The numbers ain't that bad, eh?

Sure you have the memories and the good times. But utilities cost money. Upkeep costs money. Filling that house with furniture costs money.

The decision on renting vs. owning should be taken solely by the person who is looking based on THEIR financial situation. Most people can't afford to pay for a mortgage, plus taxes, plus utilities, plus maintenance, plus a car payment, credit card bills, etc. I don't know many 24 yr olds that can pull this off right out of college.

Living in an apartment is MUCH cheaper from those perspectives. Supplying electric & gas and water to a 1000 sq.ft. apt should cost less then $160 a month. Try that in a house, nowhere near. What about the grass? Snow removal in the winter (if applicable)?

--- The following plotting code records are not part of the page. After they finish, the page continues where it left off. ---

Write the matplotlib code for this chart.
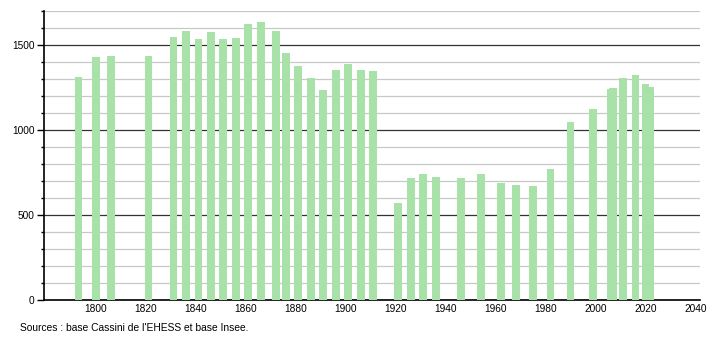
import matplotlib
matplotlib.use('Agg')
import matplotlib.pyplot as plt
from matplotlib.ticker import MultipleLocator

# population per census year
years = [1793, 1800, 1806, 1821, 1831, 1836, 1841, 1846, 1851, 1856,
         1861, 1866, 1872, 1876, 1881, 1886, 1891, 1896, 1901, 1906,
         1911, 1921, 1926, 1931, 1936, 1946, 1954, 1962, 1968, 1975,
         1982, 1990, 1999, 2006, 2007, 2011, 2016, 2020, 2022]
population = [1310, 1427, 1437, 1435, 1545, 1580, 1533, 1574, 1533, 1539,
              1624, 1633, 1580, 1451, 1375, 1304, 1235, 1351, 1386, 1351,
              1345, 571, 716, 741, 724, 716, 741, 688, 676, 672,
              771, 1047, 1124, 1239, 1249, 1306, 1322, 1271, 1251]
x_ticks = list(range(1800, 2041, 20))
source = "Sources : base Cassini de l'EHESS et base Insee."

plt.rcParams['font.family'] = ['Liberation Sans', 'DejaVu Sans']

fig = plt.figure(figsize=(7.1, 3.4), dpi=100)
ax = fig.add_axes([44 / 710, 40 / 340, 656 / 710, 289 / 340])

ax.bar(years, population, width=3.1, color='#a9e2a9', zorder=3)

ax.set_xlim(1779.2, 2041.8)
ax.set_ylim(0, 1700)
ax.set_xticks(x_ticks)
ax.tick_params(axis='x', length=0, labelsize=7.3, pad=3)
ax.yaxis.set_major_locator(MultipleLocator(500))
ax.yaxis.set_minor_locator(MultipleLocator(100))
ax.tick_params(axis='y', which='major', length=5, width=1, labelsize=7.3, pad=2)
ax.tick_params(axis='y', which='minor', length=2.5, width=1)

# light grey lines every 100, dark ones every 500
ax.grid(axis='y', which='minor', color='#c8c8c8', linewidth=0.9, zorder=0)
ax.grid(axis='y', which='major', color='#333333', linewidth=0.9, zorder=1)

for side in ['top', 'right']:
    ax.spines[side].set_visible(False)
ax.spines['left'].set_linewidth(1.2)
ax.spines['bottom'].set_linewidth(1.2)

fig.text(20 / 710, 1 - 328 / 340, source, fontsize=7.4, va='center', ha='left')

fig.savefig('out.png', dpi=100)
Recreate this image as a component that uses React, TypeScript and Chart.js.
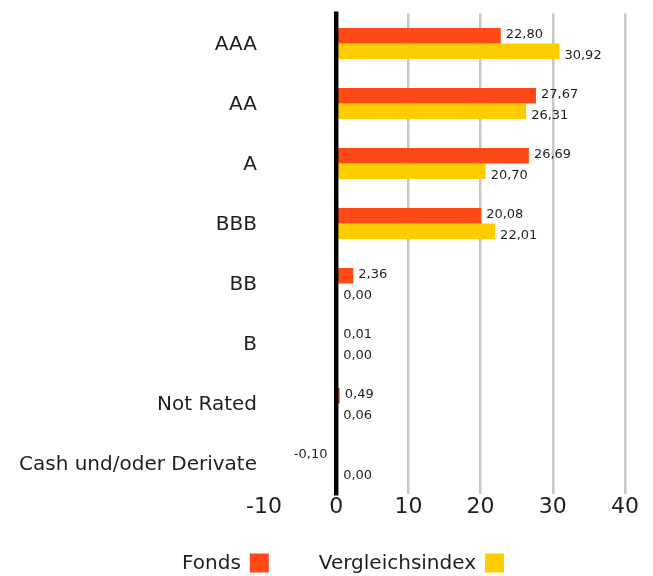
import React, { useEffect, useRef } from "react";
import { Chart, registerables } from "chart.js";

Chart.register(...registerables);

const categories = ["AAA", "AA", "A", "BBB", "BB", "B", "Not Rated", "Cash und/oder Derivate"];
const fondsValues = [22.8, 27.67, 26.69, 20.08, 2.36, 0.01, 0.49, -0.1];
const indexValues = [30.92, 26.31, 20.7, 22.01, 0.0, 0.0, 0.06, 0.0];
const seriesNames = ["Fonds", "Vergleichsindex"];
const seriesColors = ["#ff4a17", "#ffcc00"];
const xMin = -10;
const xMax = 40;
const xStep = 10;

const FONT = "'DejaVu Sans', sans-serif";
const TEXT = "#1f1f1f";

const fmt = (v: number) => v.toFixed(2).replace(".", ",");

const labelPlugin = {
  id: "barLabels",
  afterDatasetsDraw(chart: any) {
    const ctx = chart.ctx;
    const xs = chart.scales.x;
    const area = chart.chartArea;
    const zero = xs.getPixelForValue(0);
    ctx.save();
    // zero line drawn over the bars
    ctx.fillStyle = "#000";
    ctx.fillRect(zero - 2.25, area.top - 2, 4.5, area.bottom - area.top + 4);
    ctx.font = `13px ${FONT}`;
    ctx.fillStyle = TEXT;
    ctx.textBaseline = "middle";
    chart.data.datasets.forEach((ds: any, di: number) => {
      const meta = chart.getDatasetMeta(di);
      meta.data.forEach((bar: any, i: number) => {
        const v = ds.data[i];
        const dy = di === 0 ? -1.5 : 4.5;
        if (v < 0) {
          ctx.textAlign = "right";
          ctx.fillText(fmt(v), bar.x - 8, bar.y + dy);
        } else {
          ctx.textAlign = "left";
          ctx.fillText(fmt(v), Math.max(bar.x, zero + 2) + 5, bar.y + dy);
        }
      });
    });
    ctx.restore();
  },
};

const legendPlugin = {
  id: "customLegend",
  afterDraw(chart: any) {
    const ctx = chart.ctx;
    ctx.save();
    ctx.font = `20px ${FONT}`;
    ctx.textBaseline = "middle";
    ctx.textAlign = "left";
    const box = 19;
    const gapText = 9;
    const gapItem = 50;
    const widths = seriesNames.map((n) => ctx.measureText(n).width);
    const total = widths.reduce((a, w) => a + w + gapText + box, 0) + gapItem * (seriesNames.length - 1);
    let x = 343 - total / 2;
    const y = 563;
    seriesNames.forEach((n, i) => {
      ctx.fillStyle = TEXT;
      ctx.fillText(n, x, y + 1);
      x += widths[i] + gapText;
      ctx.fillStyle = seriesColors[i];
      ctx.fillRect(x, y - box / 2, box, box);
      x += box + gapItem;
    });
    ctx.restore();
  },
};

export default function App() {
  const ref = useRef<HTMLCanvasElement | null>(null);
  useEffect(() => {
    if (!ref.current) return;
    const chart = new Chart(ref.current, {
      type: "bar",
      data: {
        labels: categories,
        datasets: [
          { label: seriesNames[0], data: fondsValues, backgroundColor: seriesColors[0], barPercentage: 1, categoryPercentage: 0.517 },
          { label: seriesNames[1], data: indexValues, backgroundColor: seriesColors[1], barPercentage: 1, categoryPercentage: 0.517 },
        ],
      },
      options: {
        indexAxis: "y",
        responsive: false,
        animation: false,
        layout: { padding: { top: 13.5, right: 28, bottom: 57.5, left: 0 } },
        plugins: { legend: { display: false }, tooltip: { enabled: false } },
        scales: {
          x: {
            min: xMin,
            max: xMax,
            ticks: { stepSize: xStep, color: TEXT, font: { family: FONT, size: 22 }, padding: 1 },
            grid: {
              drawTicks: false,
              color: (c: any) => (c.tick && (c.tick.value === 0 || c.tick.value === xMin) ? "rgba(0,0,0,0)" : "#c6c6c6"),
              lineWidth: 2.5,
            },
            border: { display: false },
            afterFit: (s: any) => { s.height = 25; },
          },
          y: {
            ticks: { color: TEXT, font: { family: FONT, size: 20 }, padding: 7, labelOffset: 1.5 },
            grid: { display: false, drawTicks: false },
            border: { display: false },
            afterFit: (s: any) => { s.width = 264; s.paddingTop = 0; s.paddingBottom = 0; },
          },
        },
      },
      plugins: [labelPlugin, legendPlugin],
    });
    return () => chart.destroy();
  }, []);
  return (
    <div style={{ position: "absolute", left: 0, top: 0, width: 653, height: 576, background: "#fff" }}>
      <canvas ref={ref} width={653} height={576} style={{ display: "block" }} />
    </div>
  );
}
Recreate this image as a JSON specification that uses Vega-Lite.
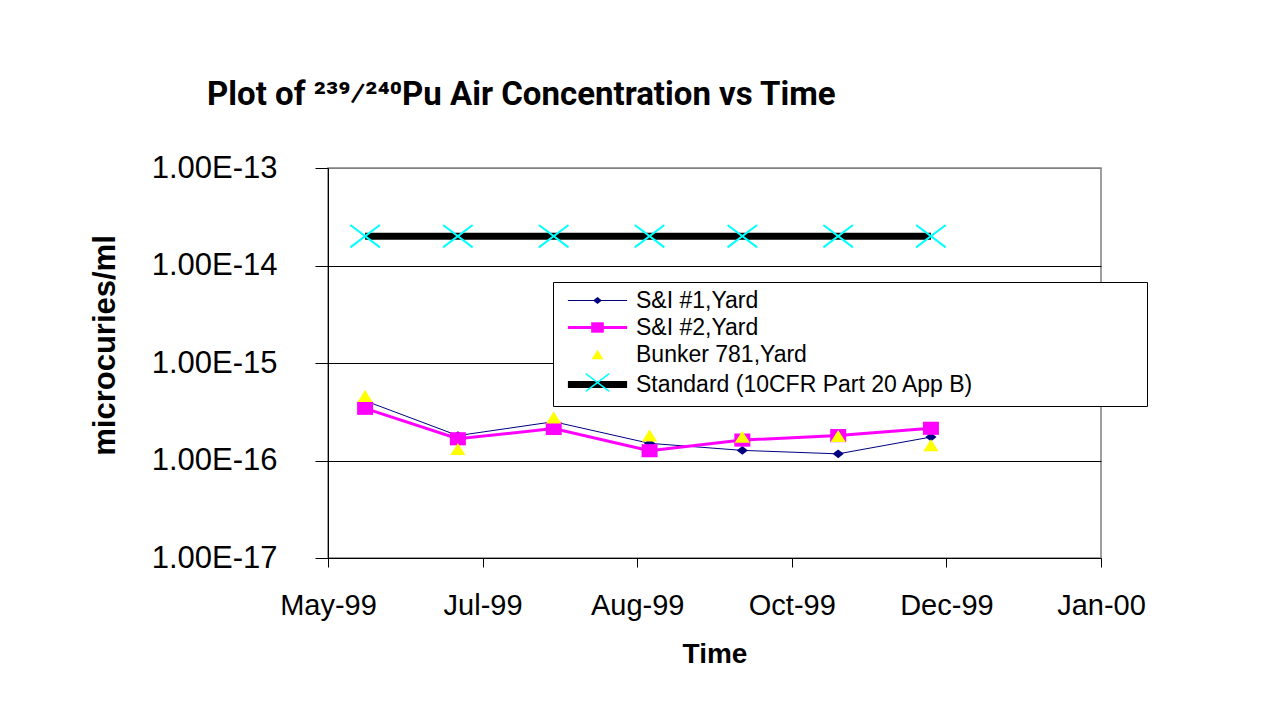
{
  "$schema": "https://vega.github.io/schema/vega-lite/v6.json",
  "width": 773,
  "height": 390,
  "autosize": {"type": "none"},
  "padding": {"left": 328, "top": 168, "right": 163, "bottom": 159},
  "background": "white",
  "title": {
    "text": "Plot of ²³⁹⁄²⁴⁰Pu Air Concentration vs Time",
    "anchor": "start",
    "frame": "group",
    "dx": -121,
    "offset": 40,
    "font": "Roboto",
    "fontSize": 33,
    "fontWeight": "bold",
    "color": "black"
  },
  "config": {
    "font": "Liberation Sans",
    "view": {"stroke": "#808080", "strokeWidth": 1.5},
    "axis": {"labelColor": "black", "titleColor": "black", "domainColor": "black", "tickColor": "black", "labelFlush": false, "labelOverlap": false, "labelBound": false}
  },
  "data": {
    "values": [
      {"date": "1999-05-27", "series": "S&I #1,Yard", "value": 4.1e-16},
      {"date": "1999-06-26", "series": "S&I #1,Yard", "value": 1.8e-16},
      {"date": "1999-07-27", "series": "S&I #1,Yard", "value": 2.5e-16},
      {"date": "1999-08-27", "series": "S&I #1,Yard", "value": 1.5e-16},
      {"date": "1999-09-26", "series": "S&I #1,Yard", "value": 1.27e-16},
      {"date": "1999-10-27", "series": "S&I #1,Yard", "value": 1.17e-16},
      {"date": "1999-11-26", "series": "S&I #1,Yard", "value": 1.74e-16},
      {"date": "1999-05-27", "series": "S&I #2,Yard", "value": 3.43e-16},
      {"date": "1999-06-26", "series": "S&I #2,Yard", "value": 1.67e-16},
      {"date": "1999-07-27", "series": "S&I #2,Yard", "value": 2.13e-16},
      {"date": "1999-08-27", "series": "S&I #2,Yard", "value": 1.26e-16},
      {"date": "1999-09-26", "series": "S&I #2,Yard", "value": 1.62e-16},
      {"date": "1999-10-27", "series": "S&I #2,Yard", "value": 1.8e-16},
      {"date": "1999-11-26", "series": "S&I #2,Yard", "value": 2.14e-16},
      {"date": "1999-05-27", "series": "Bunker 781,Yard", "value": 4.59e-16},
      {"date": "1999-06-26", "series": "Bunker 781,Yard", "value": 1.31e-16},
      {"date": "1999-07-27", "series": "Bunker 781,Yard", "value": 2.76e-16},
      {"date": "1999-08-27", "series": "Bunker 781,Yard", "value": 1.8e-16},
      {"date": "1999-09-26", "series": "Bunker 781,Yard", "value": 1.75e-16},
      {"date": "1999-10-27", "series": "Bunker 781,Yard", "value": 1.78e-16},
      {"date": "1999-11-26", "series": "Bunker 781,Yard", "value": 1.43e-16},
      {"date": "1999-05-27", "series": "Standard (10CFR Part 20 App B)", "value": 2e-14},
      {"date": "1999-06-26", "series": "Standard (10CFR Part 20 App B)", "value": 2e-14},
      {"date": "1999-07-27", "series": "Standard (10CFR Part 20 App B)", "value": 2e-14},
      {"date": "1999-08-27", "series": "Standard (10CFR Part 20 App B)", "value": 2e-14},
      {"date": "1999-09-26", "series": "Standard (10CFR Part 20 App B)", "value": 2e-14},
      {"date": "1999-10-27", "series": "Standard (10CFR Part 20 App B)", "value": 2e-14},
      {"date": "1999-11-26", "series": "Standard (10CFR Part 20 App B)", "value": 2e-14}
    ]
  },
  "encoding": {
    "x": {
      "field": "date",
      "type": "temporal",
      "scale": {
        "type": "utc",
        "domain": [
          {"year": 1999, "month": 5, "date": 15, "utc": true},
          {"year": 2000, "month": 1, "date": 20, "utc": true}
        ]
      },
      "axis": {
        "values": [
          {"year": 1999, "month": 5, "date": 15, "utc": true},
          {"year": 1999, "month": 7, "date": 4, "utc": true},
          {"year": 1999, "month": 8, "date": 23, "utc": true},
          {"year": 1999, "month": 10, "date": 12, "utc": true},
          {"year": 1999, "month": 12, "date": 1, "utc": true},
          {"year": 2000, "month": 1, "date": 20, "utc": true}
        ],
        "labelExpr": "utcFormat(datum.value, '%b-%y')",
        "title": "Time",
        "titleFontSize": 28,
        "titleFontWeight": "bold",
        "titlePadding": 20,
        "labelFontSize": 29,
        "labelPadding": 24,
        "tickSize": 9,
        "grid": false
      }
    },
    "y": {
      "field": "value",
      "type": "quantitative",
      "scale": {"type": "log", "domain": [1e-17, 1e-13]},
      "axis": {
        "values": [1e-17, 1e-16, 1e-15, 1e-14, 1e-13],
        "labelExpr": "'1.00E' + round(log(datum.value) / LN10)",
        "title": "microcuries/ml",
        "titleFontSize": 31,
        "titleFontWeight": "bold",
        "titlePadding": 30,
        "titleY": 177,
        "labelFontSize": 31,
        "labelPadding": 38,
        "tickSize": 13,
        "grid": true,
        "gridColor": {"condition": {"test": "datum.value > 5e-14", "value": "#808080"}, "value": "black"},
        "gridWidth": 1
      }
    }
  },
  "layer": [
    {
      "mark": {"type": "line", "strokeCap": "butt"},
      "encoding": {
        "color": {
          "field": "series",
          "type": "nominal",
          "scale": {
            "domain": ["S&I #1,Yard", "S&I #2,Yard", "Bunker 781,Yard", "Standard (10CFR Part 20 App B)"],
            "range": ["#000080", "#FF00FF", "transparent", "#000000"]
          },
          "legend": {
            "orient": "none", "legendX": 225, "legendY": 114, "title": null,
            "symbolType": "M-3.7,0H3.7", "symbolSize": 256,
            "labelFontSize": 23, "labelColor": "black", "labelLimit": 1000,
            "labelExpr": "datum.label + '\u00a0\u00a0\u00a0\u00a0\u00a0\u00a0\u00a0\u00a0\u00a0\u00a0\u00a0\u00a0\u00a0\u00a0\u00a0\u00a0\u00a0\u00a0\u00a0\u00a0\u00a0\u00a0\u00a0\u00a0\u00a0\u00a0\u200b'",
            "padding": 7, "symbolOffset": 26, "labelOffset": 27, "rowPadding": 3,
            "strokeColor": "black", "fillColor": "white", "zindex": 1
          }
        },
        "strokeWidth": {
          "field": "series",
          "type": "nominal",
          "scale": {
            "type": "point",
            "domain": ["S&I #1,Yard", "S&I #2,Yard", "Bunker 781,Yard", "Standard (10CFR Part 20 App B)"],
            "range": [1, 7],
            "padding": 0
          },
          "legend": {
            "orient": "none", "legendX": 225, "legendY": 114, "title": null,
            "symbolType": "M-3.7,0H3.7", "symbolSize": 256,
            "labelFontSize": 23, "labelColor": "black", "labelLimit": 1000,
            "labelExpr": "datum.label + '\u00a0\u00a0\u00a0\u00a0\u00a0\u00a0\u00a0\u00a0\u00a0\u00a0\u00a0\u00a0\u00a0\u00a0\u00a0\u00a0\u00a0\u00a0\u00a0\u00a0\u00a0\u00a0\u00a0\u00a0\u00a0\u00a0\u200b'",
            "padding": 7, "symbolOffset": 26, "labelOffset": 27, "rowPadding": 3,
            "strokeColor": "black", "fillColor": "white", "zindex": 1
          }
        }
      }
    },
    {
      "mark": {"type": "point", "filled": true, "opacity": 1, "size": 256, "strokeWidth": 2},
      "encoding": {
        "shape": {
          "field": "series",
          "type": "nominal",
          "sort": ["S&I #1,Yard", "S&I #2,Yard", "Bunker 781,Yard", "Standard (10CFR Part 20 App B)"],
          "scale": {"range": ["M0,-0.55L0.7,0L0,0.55L-0.7,0Z", "M-1,-0.82H1V0.82H-1Z", "M0,-0.75L0.95,0.75L-0.95,0.75Z", "M-1.85,-1.4L1.85,1.4M-1.85,1.4L1.85,-1.4"]},
          "legend": {
            "orient": "none", "legendX": 225, "legendY": 114, "title": null,
            "symbolSize": 160, "symbolStrokeWidth": 1.5, "symbolOpacity": 1,
            "symbolFillColor": {"expr": "datum.value === 'S&I #1,Yard' ? '#000080' : datum.value === 'S&I #2,Yard' ? '#FF00FF' : datum.value === 'Bunker 781,Yard' ? '#FFFF00' : 'transparent'"},
            "symbolStrokeColor": {"expr": "datum.value === 'Standard (10CFR Part 20 App B)' ? '#00FFFF' : 'transparent'"},
            "labelFontSize": 23, "labelExpr": "''",
            "padding": 7, "symbolOffset": 26, "labelOffset": 27, "rowPadding": 3, "zindex": 2
          }
        },
        "fill": {
          "field": "series",
          "type": "nominal",
          "sort": ["S&I #1,Yard", "S&I #2,Yard", "Bunker 781,Yard", "Standard (10CFR Part 20 App B)"],
          "scale": {"range": ["#000080", "#FF00FF", "#FFFF00", "transparent"]},
          "legend": null
        },
        "stroke": {
          "field": "series",
          "type": "nominal",
          "sort": ["S&I #1,Yard", "S&I #2,Yard", "Bunker 781,Yard", "Standard (10CFR Part 20 App B)"],
          "scale": {"range": ["transparent", "transparent", "transparent", "#00FFFF"]},
          "legend": null
        }
      }
    }
  ]
}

Everyone looks at the appreciation and the long term, but if you buy in a falling market and you can't keep up with the payments, you're going to be in a bigger hole then you started with.

Q at $1 Million to My Name said...

Anonymous,

Very true regarding the 24 year old's situation. I got married and bought my house both at 30 years of age. Up until 30, I rented. And I actually do have fond memories of living in a one bedroom apartment with my wife (how simple was life then!?!?)

Some of these calculations I see posit that it's better to live in an apartment your whole life. I think if you run the numbers on it, depending on the size apartment you choose vs the size of house you choose, the apartment would likely come out ahead.

My point is that there are some things in life you cannot run the numbers on. Should you have a child? It's a terrible financial decision! The latest figures show that the average cost to raise a child is over $440,000, before factoring in college costs. I'm about to have my 2nd child - I'm in for over a million in expenses including college (plus two weddings, I have two girls, yikes!)

But, for me personally, these numbers were never studied - having a child has been a most wonderful experience. Worth every penny, so to speak. I sort of feel the same way about housing - it's more than just an investment of money - it's something special.